[Start MATERIAL PROVIDED]

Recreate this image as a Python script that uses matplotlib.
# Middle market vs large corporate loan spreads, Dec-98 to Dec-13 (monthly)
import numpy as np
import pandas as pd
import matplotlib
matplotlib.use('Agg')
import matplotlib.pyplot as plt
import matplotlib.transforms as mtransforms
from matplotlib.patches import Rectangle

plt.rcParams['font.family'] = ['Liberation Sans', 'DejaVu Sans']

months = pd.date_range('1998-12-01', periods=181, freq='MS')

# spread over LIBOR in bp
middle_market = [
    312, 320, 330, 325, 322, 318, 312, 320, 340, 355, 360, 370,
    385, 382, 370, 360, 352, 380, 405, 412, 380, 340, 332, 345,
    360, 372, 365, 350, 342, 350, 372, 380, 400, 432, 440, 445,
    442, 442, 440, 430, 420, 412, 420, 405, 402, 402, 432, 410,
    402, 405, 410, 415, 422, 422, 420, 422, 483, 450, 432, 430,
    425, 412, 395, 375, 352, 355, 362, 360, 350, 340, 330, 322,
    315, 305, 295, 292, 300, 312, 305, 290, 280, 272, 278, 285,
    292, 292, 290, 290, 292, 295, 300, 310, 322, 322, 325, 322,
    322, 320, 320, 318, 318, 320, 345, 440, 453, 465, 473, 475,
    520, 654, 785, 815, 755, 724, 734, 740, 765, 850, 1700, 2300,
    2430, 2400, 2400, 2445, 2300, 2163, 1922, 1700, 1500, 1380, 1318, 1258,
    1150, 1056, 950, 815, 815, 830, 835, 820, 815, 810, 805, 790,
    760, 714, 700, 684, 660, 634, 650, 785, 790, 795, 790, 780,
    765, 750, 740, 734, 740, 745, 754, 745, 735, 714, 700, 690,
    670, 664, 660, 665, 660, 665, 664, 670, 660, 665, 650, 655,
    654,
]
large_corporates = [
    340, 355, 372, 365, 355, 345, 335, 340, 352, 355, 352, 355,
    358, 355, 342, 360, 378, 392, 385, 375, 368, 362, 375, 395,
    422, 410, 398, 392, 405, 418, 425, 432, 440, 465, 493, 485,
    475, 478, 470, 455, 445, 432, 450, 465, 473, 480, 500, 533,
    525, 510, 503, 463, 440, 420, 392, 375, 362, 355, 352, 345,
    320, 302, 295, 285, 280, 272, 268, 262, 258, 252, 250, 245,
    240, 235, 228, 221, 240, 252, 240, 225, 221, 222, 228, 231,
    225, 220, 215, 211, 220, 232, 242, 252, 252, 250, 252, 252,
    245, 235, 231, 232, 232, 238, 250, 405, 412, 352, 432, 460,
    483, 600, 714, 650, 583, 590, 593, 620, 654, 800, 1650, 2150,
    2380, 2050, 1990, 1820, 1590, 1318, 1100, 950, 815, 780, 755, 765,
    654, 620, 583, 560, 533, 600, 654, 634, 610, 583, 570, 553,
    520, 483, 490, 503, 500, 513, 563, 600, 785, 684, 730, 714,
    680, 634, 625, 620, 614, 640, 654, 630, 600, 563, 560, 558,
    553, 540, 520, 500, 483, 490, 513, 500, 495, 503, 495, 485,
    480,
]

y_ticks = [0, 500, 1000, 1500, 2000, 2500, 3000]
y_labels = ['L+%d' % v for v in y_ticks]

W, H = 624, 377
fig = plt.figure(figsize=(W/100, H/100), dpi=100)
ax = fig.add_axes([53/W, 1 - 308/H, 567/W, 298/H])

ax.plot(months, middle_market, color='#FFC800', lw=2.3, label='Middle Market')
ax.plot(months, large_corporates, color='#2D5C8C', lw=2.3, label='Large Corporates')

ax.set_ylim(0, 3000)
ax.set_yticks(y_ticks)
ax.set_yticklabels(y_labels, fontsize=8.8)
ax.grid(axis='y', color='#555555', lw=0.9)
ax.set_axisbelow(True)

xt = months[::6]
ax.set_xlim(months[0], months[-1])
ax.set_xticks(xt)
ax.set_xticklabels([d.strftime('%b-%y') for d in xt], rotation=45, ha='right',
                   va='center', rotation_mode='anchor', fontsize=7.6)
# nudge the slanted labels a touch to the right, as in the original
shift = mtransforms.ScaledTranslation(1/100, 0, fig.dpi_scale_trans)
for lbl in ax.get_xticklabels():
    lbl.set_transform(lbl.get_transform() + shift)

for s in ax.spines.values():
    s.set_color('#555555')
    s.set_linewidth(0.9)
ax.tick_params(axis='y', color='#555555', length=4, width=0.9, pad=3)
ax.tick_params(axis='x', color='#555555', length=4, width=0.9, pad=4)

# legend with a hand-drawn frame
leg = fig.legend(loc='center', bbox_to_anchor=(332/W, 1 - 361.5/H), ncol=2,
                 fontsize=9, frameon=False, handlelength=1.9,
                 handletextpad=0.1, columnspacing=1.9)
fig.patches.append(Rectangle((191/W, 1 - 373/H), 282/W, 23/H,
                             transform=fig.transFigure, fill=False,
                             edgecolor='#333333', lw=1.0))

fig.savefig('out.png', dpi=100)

[End MATERIAL PROVIDED]

Write the material out again in its entirety, exactly as shown.

Recreate this image as a Python script that uses matplotlib.
# Middle market vs large corporate loan spreads, Dec-98 to Dec-13 (monthly)
import numpy as np
import pandas as pd
import matplotlib
matplotlib.use('Agg')
import matplotlib.pyplot as plt
import matplotlib.transforms as mtransforms
from matplotlib.patches import Rectangle

plt.rcParams['font.family'] = ['Liberation Sans', 'DejaVu Sans']

months = pd.date_range('1998-12-01', periods=181, freq='MS')

# spread over LIBOR in bp
middle_market = [
    312, 320, 330, 325, 322, 318, 312, 320, 340, 355, 360, 370,
    385, 382, 370, 360, 352, 380, 405, 412, 380, 340, 332, 345,
    360, 372, 365, 350, 342, 350, 372, 380, 400, 432, 440, 445,
    442, 442, 440, 430, 420, 412, 420, 405, 402, 402, 432, 410,
    402, 405, 410, 415, 422, 422, 420, 422, 483, 450, 432, 430,
    425, 412, 395, 375, 352, 355, 362, 360, 350, 340, 330, 322,
    315, 305, 295, 292, 300, 312, 305, 290, 280, 272, 278, 285,
    292, 292, 290, 290, 292, 295, 300, 310, 322, 322, 325, 322,
    322, 320, 320, 318, 318, 320, 345, 440, 453, 465, 473, 475,
    520, 654, 785, 815, 755, 724, 734, 740, 765, 850, 1700, 2300,
    2430, 2400, 2400, 2445, 2300, 2163, 1922, 1700, 1500, 1380, 1318, 1258,
    1150, 1056, 950, 815, 815, 830, 835, 820, 815, 810, 805, 790,
    760, 714, 700, 684, 660, 634, 650, 785, 790, 795, 790, 780,
    765, 750, 740, 734, 740, 745, 754, 745, 735, 714, 700, 690,
    670, 664, 660, 665, 660, 665, 664, 670, 660, 665, 650, 655,
    654,
]
large_corporates = [
    340, 355, 372, 365, 355, 345, 335, 340, 352, 355, 352, 355,
    358, 355, 342, 360, 378, 392, 385, 375, 368, 362, 375, 395,
    422, 410, 398, 392, 405, 418, 425, 432, 440, 465, 493, 485,
    475, 478, 470, 455, 445, 432, 450, 465, 473, 480, 500, 533,
    525, 510, 503, 463, 440, 420, 392, 375, 362, 355, 352, 345,
    320, 302, 295, 285, 280, 272, 268, 262, 258, 252, 250, 245,
    240, 235, 228, 221, 240, 252, 240, 225, 221, 222, 228, 231,
    225, 220, 215, 211, 220, 232, 242, 252, 252, 250, 252, 252,
    245, 235, 231, 232, 232, 238, 250, 405, 412, 352, 432, 460,
    483, 600, 714, 650, 583, 590, 593, 620, 654, 800, 1650, 2150,
    2380, 2050, 1990, 1820, 1590, 1318, 1100, 950, 815, 780, 755, 765,
    654, 620, 583, 560, 533, 600, 654, 634, 610, 583, 570, 553,
    520, 483, 490, 503, 500, 513, 563, 600, 785, 684, 730, 714,
    680, 634, 625, 620, 614, 640, 654, 630, 600, 563, 560, 558,
    553, 540, 520, 500, 483, 490, 513, 500, 495, 503, 495, 485,
    480,
]

y_ticks = [0, 500, 1000, 1500, 2000, 2500, 3000]
y_labels = ['L+%d' % v for v in y_ticks]

W, H = 624, 377
fig = plt.figure(figsize=(W/100, H/100), dpi=100)
ax = fig.add_axes([53/W, 1 - 308/H, 567/W, 298/H])

ax.plot(months, middle_market, color='#FFC800', lw=2.3, label='Middle Market')
ax.plot(months, large_corporates, color='#2D5C8C', lw=2.3, label='Large Corporates')

ax.set_ylim(0, 3000)
ax.set_yticks(y_ticks)
ax.set_yticklabels(y_labels, fontsize=8.8)
ax.grid(axis='y', color='#555555', lw=0.9)
ax.set_axisbelow(True)

xt = months[::6]
ax.set_xlim(months[0], months[-1])
ax.set_xticks(xt)
ax.set_xticklabels([d.strftime('%b-%y') for d in xt], rotation=45, ha='right',
                   va='center', rotation_mode='anchor', fontsize=7.6)
# nudge the slanted labels a touch to the right, as in the original
shift = mtransforms.ScaledTranslation(1/100, 0, fig.dpi_scale_trans)
for lbl in ax.get_xticklabels():
    lbl.set_transform(lbl.get_transform() + shift)

for s in ax.spines.values():
    s.set_color('#555555')
    s.set_linewidth(0.9)
ax.tick_params(axis='y', color='#555555', length=4, width=0.9, pad=3)
ax.tick_params(axis='x', color='#555555', length=4, width=0.9, pad=4)

# legend with a hand-drawn frame
leg = fig.legend(loc='center', bbox_to_anchor=(332/W, 1 - 361.5/H), ncol=2,
                 fontsize=9, frameon=False, handlelength=1.9,
                 handletextpad=0.1, columnspacing=1.9)
fig.patches.append(Rectangle((191/W, 1 - 373/H), 282/W, 23/H,
                             transform=fig.transFigure, fill=False,
                             edgecolor='#333333', lw=1.0))

fig.savefig('out.png', dpi=100)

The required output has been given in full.